> From: Nicolin Chen <[email protected]>
> Sent: Monday, October 13, 2025 8:05 AM
> @@ -714,7 +714,12 @@ struct iommu_ops {
>
> /**
> * struct iommu_domain_ops - domain specific operations
> - * @attach_dev: attach an iommu domain to a device
> + * @test_dev: Test compatibility prior to an @attach_dev or
> @set_dev_pasid call.
> + * A driver-level callback of this op should do a thorough
> sanity, to
> + * make sure a device is compatible with the domain. So the
> following
> + * @attach_dev and @set_dev_pasid functions would likely succeed
> with
> + * only one exception due to a temporary failure like out of
> memory.
> + * It's suggested to avoid the kernel prints in this op.
> * Return:
> * * 0 - success
> * * EINVAL - can indicate that device and domain are incompatible due
> to
> @@ -722,11 +727,15 @@ struct iommu_ops {
> * driver shouldn't log an error, since it is legitimate for a
> * caller to test reuse of existing domains.
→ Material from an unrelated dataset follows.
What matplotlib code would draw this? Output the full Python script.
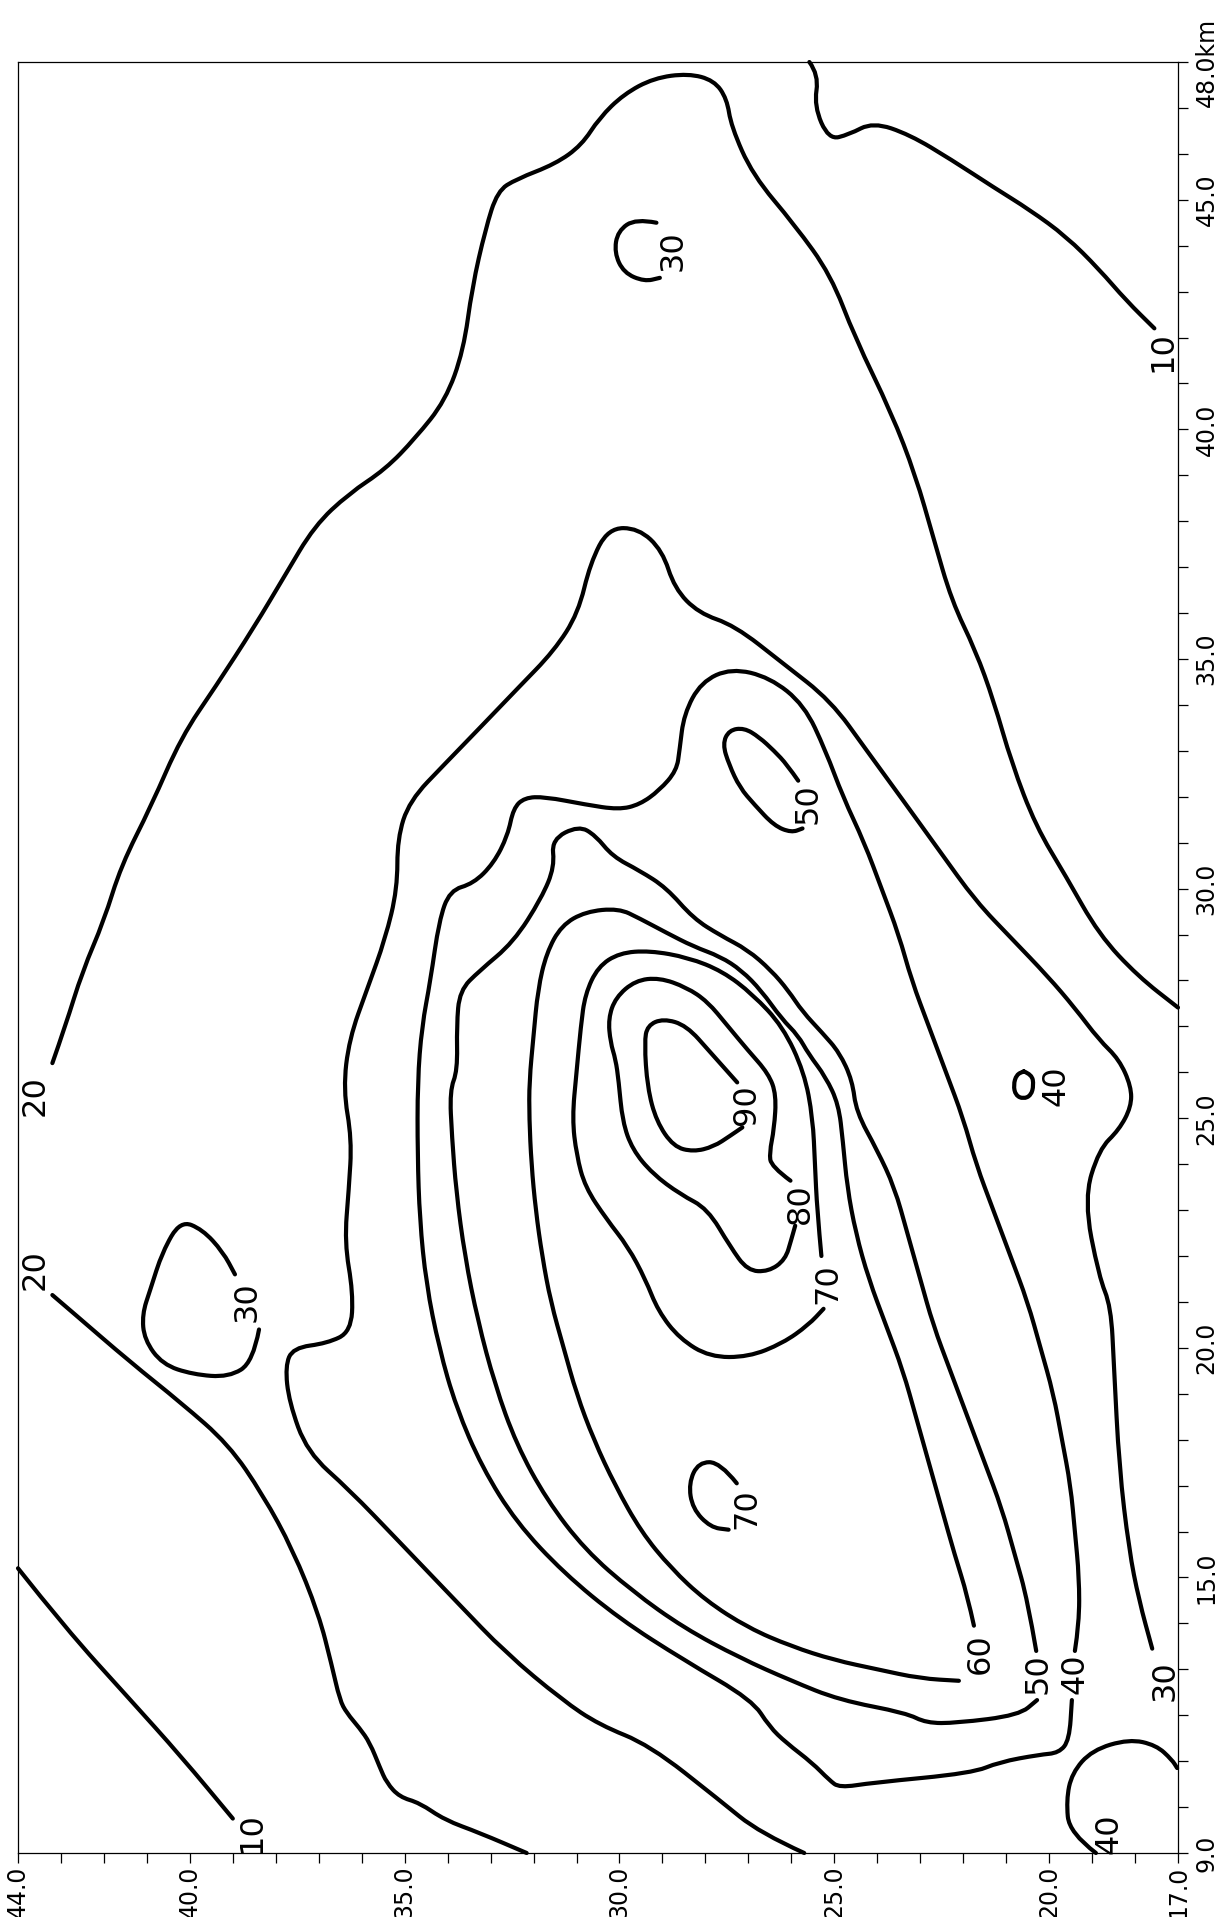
import matplotlib
matplotlib.use("Agg")
import matplotlib.pyplot as plt
from matplotlib.path import Path
from matplotlib.patches import PathPatch

# ---------------- data (u = across axis 17-44, v = along axis 9-48 km) -------------
c10a_u = [44.0, 42.9, 41.4, 40.2, 39.0]
c10a_v = [15.2, 13.9, 12.35, 11.1, 9.75]

c10b_u = [25.58, 25.36, 25.47, 25.13, 24.66, 24.1, 23.25, 22.27, 21.29, 20.45, 19.6, 18.84, 18.2, 17.55]
c10b_v = [48.0, 47.72, 47.04, 46.31, 46.42, 46.69, 46.42, 45.87, 45.27, 44.78, 44.2, 43.49, 42.8, 42.2]

c20a_u = [43.2, 42.9, 42.5, 42.0, 41.6, 40.9, 40.2, 39.4, 38.5, 37.8, 37.1, 36.3, 35.45, 34.75, 34.05,
          33.63, 33.43, 33.12, 32.84, 32.4, 31.49, 30.88, 30.47, 29.9, 29.2, 28.4, 27.8, 27.5, 27.4, 26.9,
          25.92, 25.08, 24.52, 23.67, 23.11, 22.69, 22.27, 21.71, 21.29, 20.87, 20.31, 19.61, 18.84, 17.93, 17.0]
c20a_v = [26.2, 27.0, 28.2, 29.3, 30.5, 31.8, 33.3, 34.4, 35.7, 36.8, 37.9, 38.6, 39.13, 39.81, 40.63,
          41.72, 43.09, 44.36, 45.19, 45.45, 45.78, 46.19, 46.78, 47.3, 47.65, 47.75, 47.6, 47.2, 46.6, 45.54,
          44.45, 43.36, 42.0, 40.36, 39.0, 37.63, 36.27, 35.18, 34.09, 32.73, 31.36, 30.27, 29.0, 28.09, 27.41]

c20b_u = [43.2, 42.7, 41.4, 40.2, 39.1, 38.3, 37.6, 37.0, 36.7, 36.51, 36.35, 36.05, 35.81, 35.58, 35.42,
          35.12, 34.65, 34.07, 33.26, 32.16]
c20b_v = [21.15, 20.75, 19.7, 18.8, 17.9, 16.8, 15.6, 14.2, 13.1, 12.33, 12.05, 11.72, 11.4, 10.87, 10.53,
          10.22, 10.09, 9.72, 9.44, 9.0]

c30a_u = [25.7, 26.74, 27.67, 29.3, 30.47, 31.33, 32.65, 33.77, 35.17, 36.29, 37.27, 37.69, 37.78, 37.6,
          36.8, 36.25, 36.2, 36.4, 36.3, 36.23, 36.43, 36.29, 35.87, 35.45, 35.17, 35.17, 34.89, 34.05, 33.21,
          32.37, 31.52, 30.96, 30.68, 30.26, 29.56, 29.0, 28.72, 28.16, 27.32, 26.2, 25.08, 24.24, 23.39,
          22.55, 21.71, 20.87, 20.03, 19.4, 18.84, 18.37, 18.09, 18.09, 18.37, 18.84, 19.19, 18.84, 18.56,
          18.49, 18.37, 18.14, 17.91, 17.6]
c30a_v = [9.0, 9.44, 10.15, 11.35, 11.79, 12.33, 13.36, 14.45, 15.82, 16.91, 17.73, 18.82, 19.6, 20.0,
          20.1, 20.35, 21.2, 22.3, 23.45, 24.54, 25.63, 26.73, 27.82, 28.91, 30.0, 31.09, 31.91, 32.73, 33.54,
          34.36, 35.18, 36.0, 37.09, 37.85, 37.85, 37.36, 36.54, 36.0, 35.73, 34.91, 34.09, 33.0, 31.91,
          30.82, 29.73, 28.91, 28.09, 27.4, 26.71, 26.28, 25.69, 25.25, 24.75, 24.32, 23.23, 21.55, 20.9,
          19.59, 17.41, 15.6, 14.51, 13.45]

c30b_u = [29.14, 29.62, 30.04, 30.12, 29.9, 29.42, 29.06]
c30b_v = [44.5, 44.59, 44.32, 43.85, 43.41, 43.22, 43.3]

c30c_u = [38.39, 38.53, 39.09, 39.93, 40.64, 41.06, 41.11, 40.92, 40.64, 40.22, 39.71, 39.23, 38.95]
c30c_v = [20.4, 19.69, 19.36, 19.42, 19.64, 20.18, 20.73, 21.27, 22.09, 22.77, 22.58, 22.09, 21.6]

c40a_u = [19.4, 19.3, 19.3, 19.4, 19.5, 19.7, 19.9, 20.2, 20.5, 20.9, 21.3, 21.7, 22.0, 22.4, 22.8, 23.2,
          23.5, 23.9, 24.3, 24.8, 25.2, 25.7, 26.5, 27.4, 28.1, 28.5, 28.6, 28.67, 29.07, 29.53, 30.02,
          30.79, 31.74, 32.21, 32.47, 32.6, 32.93, 33.4, 33.95, 34.2, 34.4, 34.6, 34.7, 34.7, 34.65, 34.5,
          34.2, 33.8, 33.2, 32.4, 31.3, 30.0, 28.5, 26.91, 26.51, 26.12, 25.51, 25.12, 24.88, 24.12,
          21.79, 21.16, 20.23, 19.77, 19.53, 19.47]
c40a_v = [13.4, 14.0, 15.0, 16.0, 17.0, 18.0, 19.0, 20.0, 21.0, 22.0, 23.0, 24.0, 25.0, 26.0, 27.0, 28.0,
          29.0, 30.0, 31.0, 32.0, 33.0, 34.0, 34.6, 34.8, 34.5, 33.8, 33.03, 32.57, 32.14, 31.83, 31.72,
          31.83, 32.0, 31.98, 31.75, 31.16, 30.55, 30.11, 29.96, 29.3, 28.0, 27.0, 25.8, 24.2, 22.8, 21.4,
          20.0, 18.7, 17.4, 16.2, 15.1, 14.1, 13.2, 12.33, 11.75, 11.4, 10.96, 10.59, 10.42, 10.53,
          10.74, 10.98, 11.14, 11.18, 11.46, 12.33]

c40b_u = [20.59, 20.4, 20.36, 20.42, 20.6, 20.78, 20.83, 20.76, 20.59]
c40b_v = [26.02, 25.95, 25.72, 25.5, 25.42, 25.5, 25.72, 25.95, 26.02]

c40c_u = [18.91, 19.53, 19.6, 19.47, 19.0, 18.14, 17.51, 17.14, 17.02]
c40c_v = [9.0, 9.44, 10.15, 10.74, 11.24, 11.48, 11.35, 11.03, 10.85]

c50a_u = [20.3, 20.5, 20.8, 21.1, 21.5, 21.9, 22.3, 22.7, 23.0, 23.3, 23.6, 24.0, 24.49, 24.58, 24.88,
          25.28, 25.74, 26.07, 26.47, 27.02, 27.65, 28.28, 28.91, 29.53, 30.16, 30.56, 30.95, 31.58, 31.51,
          31.81, 32.47, 33.26, 33.72, 33.79, 33.77, 33.95, 33.9, 33.8, 33.6, 33.3, 32.9, 32.4, 31.7, 30.8,
          29.7, 28.5, 27.2, 26.0, 24.88, 23.33, 22.86, 22.16, 20.7, 20.28]
c50a_v = [13.4, 14.5, 15.5, 16.5, 17.5, 18.5, 19.5, 20.5, 21.5, 22.5, 23.5, 24.3, 25.14, 25.82, 26.43,
          26.86, 27.32, 27.78, 28.22, 28.67, 28.98, 29.35, 30.02, 30.39, 30.7, 31.16, 31.37, 31.07, 30.48,
          29.8, 28.83, 28.21, 27.78, 27.02, 26.04, 25.6, 24.6, 23.4, 22.0, 20.6, 19.2, 17.9, 16.7, 15.6,
          14.7, 13.9, 13.25, 12.75, 12.33, 12.05, 11.83, 11.83, 12.0, 12.33]

c50b_u = [25.84, 26.1, 26.4, 26.75, 27.1, 27.45, 27.6, 27.45, 27.2, 26.86, 26.4, 26.0, 25.74]
c50b_v = [32.35, 32.7, 33.0, 33.3, 33.5, 33.45, 33.15, 32.7, 32.2, 31.83, 31.37, 31.22, 31.31]

c60a_u = [21.75, 21.9, 22.2, 22.5, 22.8, 23.1, 23.4, 23.8, 24.2, 24.5, 24.7, 24.8, 24.9, 25.2, 25.6, 25.84,
          26.23, 26.7, 27.16, 27.65, 28.28, 28.91, 29.53, 30.02, 30.79, 31.35, 31.7, 31.9, 32.0, 32.1, 32.1,
          32.05, 31.95, 31.8, 31.6, 31.3, 31.0, 30.6, 30.1, 29.5, 28.8, 28.0, 27.0, 26.0, 25.0, 24.0, 23.0,
          22.1]
c60a_v = [13.95, 14.6, 15.5, 16.5, 17.5, 18.5, 19.5, 20.5, 21.5, 22.5, 23.5, 24.5, 25.3, 25.9, 26.4, 26.8,
          27.17, 27.78, 28.22, 28.52, 28.74, 29.04, 29.35, 29.57, 29.5, 29.2, 28.6, 27.8, 26.8, 25.8, 25.0,
          24.0, 23.0, 22.0, 21.0, 20.0, 19.0, 18.0, 17.0, 16.0, 15.2, 14.5, 13.9, 13.5, 13.2, 13.0, 12.8,
          12.75]

c70a_u = [25.3, 25.4, 25.45, 25.5, 25.7, 26.2, 26.9, 27.6, 28.4, 29.3, 30.0, 30.5, 30.8, 30.9, 31.0, 31.1,
          31.0, 30.8, 30.3, 29.8, 29.4, 29.1, 28.6, 27.9, 27.0, 26.2, 25.6, 25.25]
c70a_v = [22.0, 23.0, 24.0, 25.0, 26.0, 27.0, 27.7, 28.2, 28.5, 28.65, 28.6, 28.3, 27.7, 27.0, 26.0, 25.0,
          24.2, 23.5, 22.8, 22.2, 21.5, 20.8, 20.2, 19.8, 19.8, 20.1, 20.5, 20.85]

c70b_u = [27.27, 27.66, 28.16, 28.39, 28.3, 27.88, 27.46]
c70b_v = [17.05, 17.51, 17.51, 17.05, 16.5, 16.09, 16.04]

c80_u = [26.02, 26.47, 26.51, 26.4, 26.35, 26.53, 27.02, 27.49, 27.95, 28.44, 29.07, 29.63, 30.09, 30.26,
         30.21, 30.09, 30.02, 29.93, 29.7, 29.23, 28.58, 27.95, 27.42, 27.02, 26.53, 26.14, 26.0, 25.91]
c80_v = [23.64, 23.95, 24.25, 24.77, 25.51, 25.97, 26.49, 27.02, 27.54, 27.85, 28.06, 28.0, 27.63, 27.17,
         26.65, 26.28, 25.82, 24.93, 24.32, 23.79, 23.34, 23.03, 22.2, 21.68, 21.66, 21.92, 22.36, 22.66]

c90_u = [27.26, 27.88, 28.44, 28.98, 29.35, 29.42, 29.35, 29.14, 28.74, 28.28, 27.81, 27.42, 27.14]
c90_v = [25.78, 26.43, 27.02, 27.17, 27.02, 26.65, 25.67, 24.93, 24.38, 24.27, 24.38, 24.62, 24.8]

label_text = ["10", "10", "20", "20", "30", "30", "30", "40", "40", "40",
              "50", "50", "60", "70", "70", "80", "90"]
label_u = [38.55, 17.35, 43.6, 43.6, 17.3, 28.75, 38.67, 19.4, 19.85, 18.6,
           20.25, 25.62, 21.6, 25.15, 27.04, 25.8, 27.05]
label_v = [9.45, 41.7, 25.5, 21.7, 12.75, 43.9, 21.0, 12.9, 25.7, 9.42,
           12.9, 31.85, 13.35, 21.4, 16.5, 23.15, 25.3]

u_ticks = list(range(17, 45))
u_ticklabels = {44: "44.0", 40: "40.0", 35: "35.0", 30: "30.0", 25: "25.0", 20: "20.0", 17: "17.0"}
v_ticks = list(range(9, 49))
v_ticklabels = {9: "9.0", 15: "15.0", 20: "20.0", 25: "25.0", 30: "30.0", 35: "35.0",
                40: "40.0", 45: "45.0", 48: "48.0km"}


def smooth_path(uu, vv):
    pts = list(zip(uu, vv))
    if len(pts) < 3:
        return Path(pts)
    verts = [pts[0]]
    codes = [Path.MOVETO]
    for i in range(1, len(pts) - 1):
        mid = ((pts[i][0] + pts[i + 1][0]) / 2.0, (pts[i][1] + pts[i + 1][1]) / 2.0)
        verts += [pts[i], mid]
        codes += [Path.CURVE3, Path.CURVE3]
    verts.append(pts[-1])
    codes.append(Path.LINETO)
    return Path(verts, codes)


# ---------------- figure ----------------
plt.rcParams['font.family'] = ['DejaVu Sans']

W, H = 1223, 1917
fig = plt.figure(figsize=(W / 100, H / 100), dpi=100)
ax = fig.add_axes([18 / W, 64 / H, 1160 / W, 1791 / H])
ax.set_xlim(44, 17)
ax.set_ylim(9, 48)

lines = [(c10a_u, c10a_v), (c10b_u, c10b_v), (c20a_u, c20a_v), (c20b_u, c20b_v),
         (c30a_u, c30a_v), (c30b_u, c30b_v), (c30c_u, c30c_v),
         (c40a_u, c40a_v), (c40b_u, c40b_v), (c40c_u, c40c_v),
         (c50a_u, c50a_v), (c50b_u, c50b_v), (c60a_u, c60a_v),
         (c70a_u, c70a_v), (c70b_u, c70b_v), (c80_u, c80_v), (c90_u, c90_v)]
for uu, vv in lines:
    patch = PathPatch(smooth_path(uu, vv), facecolor='none', edgecolor='black', lw=3.0,
                      capstyle='round', joinstyle='round', clip_on=False)
    ax.add_patch(patch)

for t, lu, lv in zip(label_text, label_u, label_v):
    ax.text(lu, lv, t, rotation=90, ha='center', va='center', fontsize=23, color='black')

ax.set_xticks(u_ticks)
ax.set_xticklabels([u_ticklabels.get(t, "") for t in u_ticks], rotation=90, fontsize=17)
ax.set_yticks(v_ticks)
ax.set_yticklabels([v_ticklabels.get(t, "") for t in v_ticks], rotation=90, fontsize=17,
                   va='center')
ax.yaxis.tick_right()
ax.tick_params(axis='both', direction='out', length=7, width=0.9, pad=2, color='black')
ax.tick_params(axis='y', pad=5)
for s in ax.spines.values():
    s.set_linewidth(0.9)

fig.savefig("out.png", dpi=100, facecolor='white')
Otherwise, it may
> * still represent some other fundamental problem
> - * * ENOMEM - out of memory
> - * * ENOSPC - non-ENOMEM type of resource allocation failures
> * * EBUSY - device is attached to a domain and cannot be changed
> * * ENODEV - device specific errors, not able to be attached
> * * <others> - treated as ENODEV by the caller. Use is discouraged
> + * @attach_dev: attach an iommu domain to a device
> + * Return:
> + * * 0 - success
> + * * ENOMEM - out of memory
> + * * ENOSPC - non-ENOMEM type of resource allocation failures
> + * * <others> - Use is discouraged
It might need more work to meet this requirement. e.g. after patch4
I could still spot other errors easily in the attach path:
intel_iommu_attach_device()
iopf_for_domain_set()
intel_iommu_enable_iopf():
if (!info->pri_enabled)
return -ENODEV;
intel_iommu_attach_device()
dmar_domain_attach_device()
domain_attach_iommu():
curr = xa_cmpxchg(&domain->iommu_array, iommu->seq_id,
NULL, info, GFP_KERNEL);
if (curr) {
ret = xa_err(curr) ? : -EBUSY;
goto err_clear;
}
intel_iommu_attach_device()
dmar_domain_attach_device()
domain_setup_first_level()
__domain_setup_first_level()
intel_pasid_setup_first_level():
pte = intel_pasid_get_entry(dev, pasid);
if (!pte) {
spin_unlock(&iommu->lock);
return -ENODEV;
}
if (pasid_pte_is_present(pte)) {
spin_unlock(&iommu->lock);
return -EBUSY;
}
On the other hand, how do we communicate whatever errors returned
by attach_dev in the reset_done path back to userspace? As noted above
resource allocation failures could still occur in attach_dev, but userspace
may think the requested attach in middle of a reset has succeeded as
long as it passes the test_dev check.
Does it work better to block the attaching process upon ongoing reset
and wake it up later upon reset_done to resume attach?